[What needs to be done] Copy the data exactly as it appears, and do not include any pictures.

[Collected data]
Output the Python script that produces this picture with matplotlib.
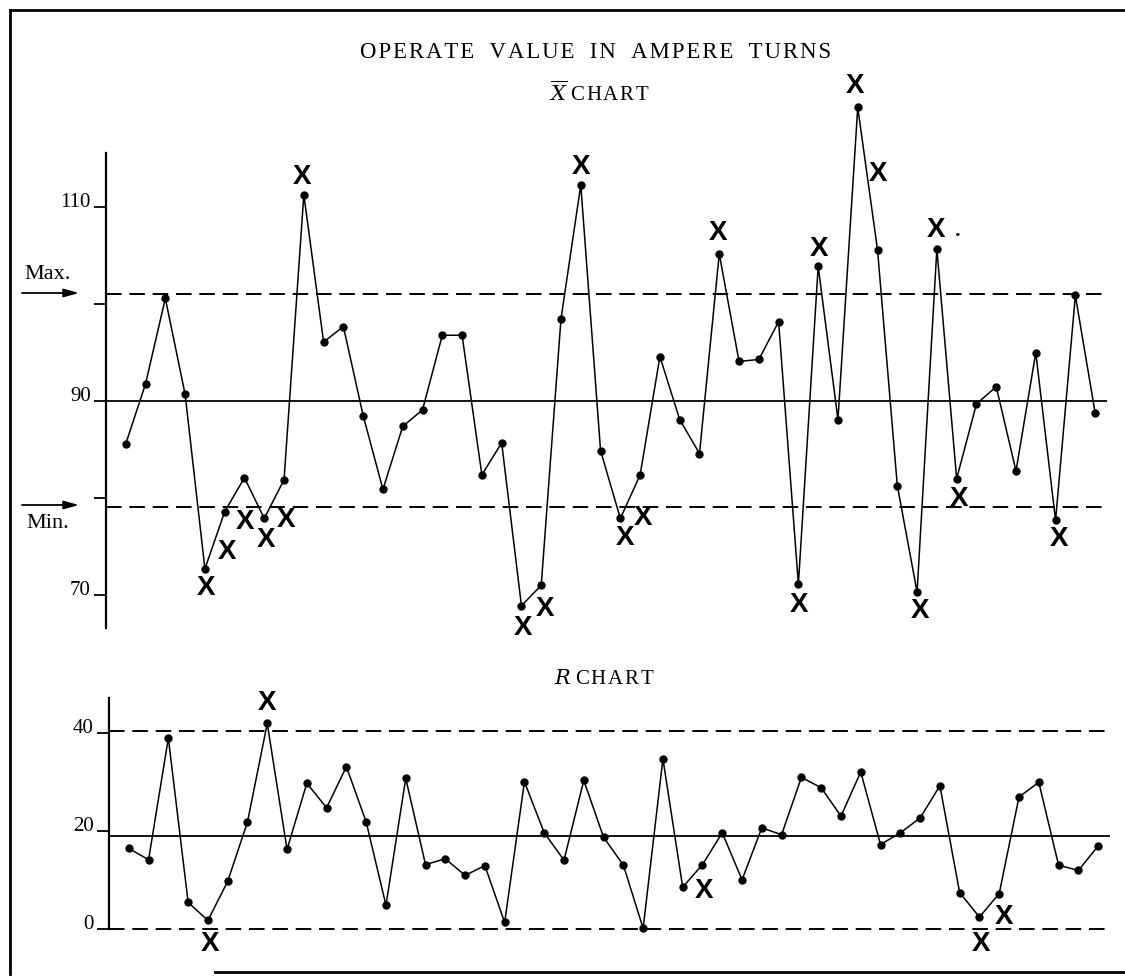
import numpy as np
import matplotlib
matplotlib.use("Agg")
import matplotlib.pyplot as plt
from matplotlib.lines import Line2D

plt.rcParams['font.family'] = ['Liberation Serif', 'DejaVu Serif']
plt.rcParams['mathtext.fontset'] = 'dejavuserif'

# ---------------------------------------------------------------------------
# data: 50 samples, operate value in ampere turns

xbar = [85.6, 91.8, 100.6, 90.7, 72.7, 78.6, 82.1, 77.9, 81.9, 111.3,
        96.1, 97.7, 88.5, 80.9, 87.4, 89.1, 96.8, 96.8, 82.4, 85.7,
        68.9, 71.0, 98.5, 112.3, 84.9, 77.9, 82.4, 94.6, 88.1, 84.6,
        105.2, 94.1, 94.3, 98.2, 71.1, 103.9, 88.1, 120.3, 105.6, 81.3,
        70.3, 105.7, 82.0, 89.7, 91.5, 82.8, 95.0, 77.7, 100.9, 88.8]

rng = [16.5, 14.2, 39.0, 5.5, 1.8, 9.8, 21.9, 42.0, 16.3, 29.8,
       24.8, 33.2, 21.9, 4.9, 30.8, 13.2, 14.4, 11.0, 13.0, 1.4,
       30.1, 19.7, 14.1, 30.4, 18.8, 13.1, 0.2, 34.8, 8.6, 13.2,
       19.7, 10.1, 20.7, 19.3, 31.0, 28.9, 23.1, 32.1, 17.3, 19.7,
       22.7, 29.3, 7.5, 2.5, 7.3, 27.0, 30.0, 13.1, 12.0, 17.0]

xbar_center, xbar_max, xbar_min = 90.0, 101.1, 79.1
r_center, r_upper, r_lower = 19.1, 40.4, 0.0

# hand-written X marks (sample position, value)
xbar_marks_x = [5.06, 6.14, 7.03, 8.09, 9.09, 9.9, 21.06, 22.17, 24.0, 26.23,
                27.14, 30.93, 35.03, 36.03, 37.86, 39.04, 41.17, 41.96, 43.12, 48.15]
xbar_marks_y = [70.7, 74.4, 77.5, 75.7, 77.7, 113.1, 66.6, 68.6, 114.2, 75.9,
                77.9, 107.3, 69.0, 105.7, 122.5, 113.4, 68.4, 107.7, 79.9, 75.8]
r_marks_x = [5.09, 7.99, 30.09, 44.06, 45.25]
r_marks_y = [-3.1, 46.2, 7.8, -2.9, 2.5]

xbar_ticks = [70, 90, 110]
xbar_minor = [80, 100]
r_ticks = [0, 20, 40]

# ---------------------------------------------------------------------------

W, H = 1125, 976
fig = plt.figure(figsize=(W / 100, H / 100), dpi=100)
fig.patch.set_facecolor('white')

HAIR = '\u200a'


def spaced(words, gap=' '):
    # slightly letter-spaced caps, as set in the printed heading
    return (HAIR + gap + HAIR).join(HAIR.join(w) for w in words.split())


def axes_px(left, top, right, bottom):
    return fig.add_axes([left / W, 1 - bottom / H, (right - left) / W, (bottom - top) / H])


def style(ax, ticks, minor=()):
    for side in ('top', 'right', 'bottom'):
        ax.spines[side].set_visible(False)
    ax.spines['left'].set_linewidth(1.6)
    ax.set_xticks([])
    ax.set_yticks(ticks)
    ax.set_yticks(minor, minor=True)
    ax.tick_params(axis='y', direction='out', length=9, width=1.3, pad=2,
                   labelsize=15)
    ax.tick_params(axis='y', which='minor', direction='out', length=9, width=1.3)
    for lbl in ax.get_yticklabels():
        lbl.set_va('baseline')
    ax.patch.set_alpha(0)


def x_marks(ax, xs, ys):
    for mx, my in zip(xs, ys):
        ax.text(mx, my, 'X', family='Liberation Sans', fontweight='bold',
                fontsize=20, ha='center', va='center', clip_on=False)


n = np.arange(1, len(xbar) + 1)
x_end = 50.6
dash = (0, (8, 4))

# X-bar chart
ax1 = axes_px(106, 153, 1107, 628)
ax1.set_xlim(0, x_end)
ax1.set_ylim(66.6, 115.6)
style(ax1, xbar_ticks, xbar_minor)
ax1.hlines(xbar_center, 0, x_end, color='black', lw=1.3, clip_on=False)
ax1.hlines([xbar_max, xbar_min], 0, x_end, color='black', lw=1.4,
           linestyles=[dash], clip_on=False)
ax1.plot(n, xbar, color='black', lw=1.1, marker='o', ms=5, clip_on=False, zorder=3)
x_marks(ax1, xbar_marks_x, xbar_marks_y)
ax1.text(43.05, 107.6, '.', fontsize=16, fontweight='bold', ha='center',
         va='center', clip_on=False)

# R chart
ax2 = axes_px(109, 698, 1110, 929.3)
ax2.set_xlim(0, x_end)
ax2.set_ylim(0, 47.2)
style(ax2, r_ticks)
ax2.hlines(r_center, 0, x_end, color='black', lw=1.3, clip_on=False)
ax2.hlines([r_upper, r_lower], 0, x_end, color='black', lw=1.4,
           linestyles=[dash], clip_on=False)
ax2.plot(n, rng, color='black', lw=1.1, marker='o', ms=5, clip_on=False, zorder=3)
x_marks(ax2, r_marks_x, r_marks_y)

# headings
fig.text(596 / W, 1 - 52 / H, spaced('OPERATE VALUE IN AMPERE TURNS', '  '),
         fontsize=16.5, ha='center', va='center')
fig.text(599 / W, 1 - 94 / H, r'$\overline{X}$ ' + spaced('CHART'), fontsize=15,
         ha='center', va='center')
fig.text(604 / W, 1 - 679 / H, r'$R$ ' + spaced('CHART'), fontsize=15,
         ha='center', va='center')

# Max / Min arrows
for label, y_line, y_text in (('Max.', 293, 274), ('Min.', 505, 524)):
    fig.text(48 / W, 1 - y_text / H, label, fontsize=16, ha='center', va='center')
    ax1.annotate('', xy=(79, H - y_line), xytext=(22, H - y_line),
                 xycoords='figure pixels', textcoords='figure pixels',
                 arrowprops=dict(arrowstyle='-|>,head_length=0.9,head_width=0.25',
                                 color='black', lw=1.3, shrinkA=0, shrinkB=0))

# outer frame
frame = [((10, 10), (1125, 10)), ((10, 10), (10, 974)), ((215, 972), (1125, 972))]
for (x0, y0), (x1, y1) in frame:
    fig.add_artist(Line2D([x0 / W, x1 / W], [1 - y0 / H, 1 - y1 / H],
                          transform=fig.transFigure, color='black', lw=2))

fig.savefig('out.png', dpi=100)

[Task solution]
Output the Python script that produces this picture with matplotlib.
import numpy as np
import matplotlib
matplotlib.use("Agg")
import matplotlib.pyplot as plt
from matplotlib.lines import Line2D

plt.rcParams['font.family'] = ['Liberation Serif', 'DejaVu Serif']
plt.rcParams['mathtext.fontset'] = 'dejavuserif'

# ---------------------------------------------------------------------------
# data: 50 samples, operate value in ampere turns

xbar = [85.6, 91.8, 100.6, 90.7, 72.7, 78.6, 82.1, 77.9, 81.9, 111.3,
        96.1, 97.7, 88.5, 80.9, 87.4, 89.1, 96.8, 96.8, 82.4, 85.7,
        68.9, 71.0, 98.5, 112.3, 84.9, 77.9, 82.4, 94.6, 88.1, 84.6,
        105.2, 94.1, 94.3, 98.2, 71.1, 103.9, 88.1, 120.3, 105.6, 81.3,
        70.3, 105.7, 82.0, 89.7, 91.5, 82.8, 95.0, 77.7, 100.9, 88.8]

rng = [16.5, 14.2, 39.0, 5.5, 1.8, 9.8, 21.9, 42.0, 16.3, 29.8,
       24.8, 33.2, 21.9, 4.9, 30.8, 13.2, 14.4, 11.0, 13.0, 1.4,
       30.1, 19.7, 14.1, 30.4, 18.8, 13.1, 0.2, 34.8, 8.6, 13.2,
       19.7, 10.1, 20.7, 19.3, 31.0, 28.9, 23.1, 32.1, 17.3, 19.7,
       22.7, 29.3, 7.5, 2.5, 7.3, 27.0, 30.0, 13.1, 12.0, 17.0]

xbar_center, xbar_max, xbar_min = 90.0, 101.1, 79.1
r_center, r_upper, r_lower = 19.1, 40.4, 0.0

# hand-written X marks (sample position, value)
xbar_marks_x = [5.06, 6.14, 7.03, 8.09, 9.09, 9.9, 21.06, 22.17, 24.0, 26.23,
                27.14, 30.93, 35.03, 36.03, 37.86, 39.04, 41.17, 41.96, 43.12, 48.15]
xbar_marks_y = [70.7, 74.4, 77.5, 75.7, 77.7, 113.1, 66.6, 68.6, 114.2, 75.9,
                77.9, 107.3, 69.0, 105.7, 122.5, 113.4, 68.4, 107.7, 79.9, 75.8]
r_marks_x = [5.09, 7.99, 30.09, 44.06, 45.25]
r_marks_y = [-3.1, 46.2, 7.8, -2.9, 2.5]

xbar_ticks = [70, 90, 110]
xbar_minor = [80, 100]
r_ticks = [0, 20, 40]

# ---------------------------------------------------------------------------

W, H = 1125, 976
fig = plt.figure(figsize=(W / 100, H / 100), dpi=100)
fig.patch.set_facecolor('white')

HAIR = '\u200a'


def spaced(words, gap=' '):
    # slightly letter-spaced caps, as set in the printed heading
    return (HAIR + gap + HAIR).join(HAIR.join(w) for w in words.split())


def axes_px(left, top, right, bottom):
    return fig.add_axes([left / W, 1 - bottom / H, (right - left) / W, (bottom - top) / H])


def style(ax, ticks, minor=()):
    for side in ('top', 'right', 'bottom'):
        ax.spines[side].set_visible(False)
    ax.spines['left'].set_linewidth(1.6)
    ax.set_xticks([])
    ax.set_yticks(ticks)
    ax.set_yticks(minor, minor=True)
    ax.tick_params(axis='y', direction='out', length=9, width=1.3, pad=2,
                   labelsize=15)
    ax.tick_params(axis='y', which='minor', direction='out', length=9, width=1.3)
    for lbl in ax.get_yticklabels():
        lbl.set_va('baseline')
    ax.patch.set_alpha(0)


def x_marks(ax, xs, ys):
    for mx, my in zip(xs, ys):
        ax.text(mx, my, 'X', family='Liberation Sans', fontweight='bold',
                fontsize=20, ha='center', va='center', clip_on=False)


n = np.arange(1, len(xbar) + 1)
x_end = 50.6
dash = (0, (8, 4))

# X-bar chart
ax1 = axes_px(106, 153, 1107, 628)
ax1.set_xlim(0, x_end)
ax1.set_ylim(66.6, 115.6)
style(ax1, xbar_ticks, xbar_minor)
ax1.hlines(xbar_center, 0, x_end, color='black', lw=1.3, clip_on=False)
ax1.hlines([xbar_max, xbar_min], 0, x_end, color='black', lw=1.4,
           linestyles=[dash], clip_on=False)
ax1.plot(n, xbar, color='black', lw=1.1, marker='o', ms=5, clip_on=False, zorder=3)
x_marks(ax1, xbar_marks_x, xbar_marks_y)
ax1.text(43.05, 107.6, '.', fontsize=16, fontweight='bold', ha='center',
         va='center', clip_on=False)

# R chart
ax2 = axes_px(109, 698, 1110, 929.3)
ax2.set_xlim(0, x_end)
ax2.set_ylim(0, 47.2)
style(ax2, r_ticks)
ax2.hlines(r_center, 0, x_end, color='black', lw=1.3, clip_on=False)
ax2.hlines([r_upper, r_lower], 0, x_end, color='black', lw=1.4,
           linestyles=[dash], clip_on=False)
ax2.plot(n, rng, color='black', lw=1.1, marker='o', ms=5, clip_on=False, zorder=3)
x_marks(ax2, r_marks_x, r_marks_y)

# headings
fig.text(596 / W, 1 - 52 / H, spaced('OPERATE VALUE IN AMPERE TURNS', '  '),
         fontsize=16.5, ha='center', va='center')
fig.text(599 / W, 1 - 94 / H, r'$\overline{X}$ ' + spaced('CHART'), fontsize=15,
         ha='center', va='center')
fig.text(604 / W, 1 - 679 / H, r'$R$ ' + spaced('CHART'), fontsize=15,
         ha='center', va='center')

# Max / Min arrows
for label, y_line, y_text in (('Max.', 293, 274), ('Min.', 505, 524)):
    fig.text(48 / W, 1 - y_text / H, label, fontsize=16, ha='center', va='center')
    ax1.annotate('', xy=(79, H - y_line), xytext=(22, H - y_line),
                 xycoords='figure pixels', textcoords='figure pixels',
                 arrowprops=dict(arrowstyle='-|>,head_length=0.9,head_width=0.25',
                                 color='black', lw=1.3, shrinkA=0, shrinkB=0))

# outer frame
frame = [((10, 10), (1125, 10)), ((10, 10), (10, 974)), ((215, 972), (1125, 972))]
for (x0, y0), (x1, y1) in frame:
    fig.add_artist(Line2D([x0 / W, x1 / W], [1 - y0 / H, 1 - y1 / H],
                          transform=fig.transFigure, color='black', lw=2))

fig.savefig('out.png', dpi=100)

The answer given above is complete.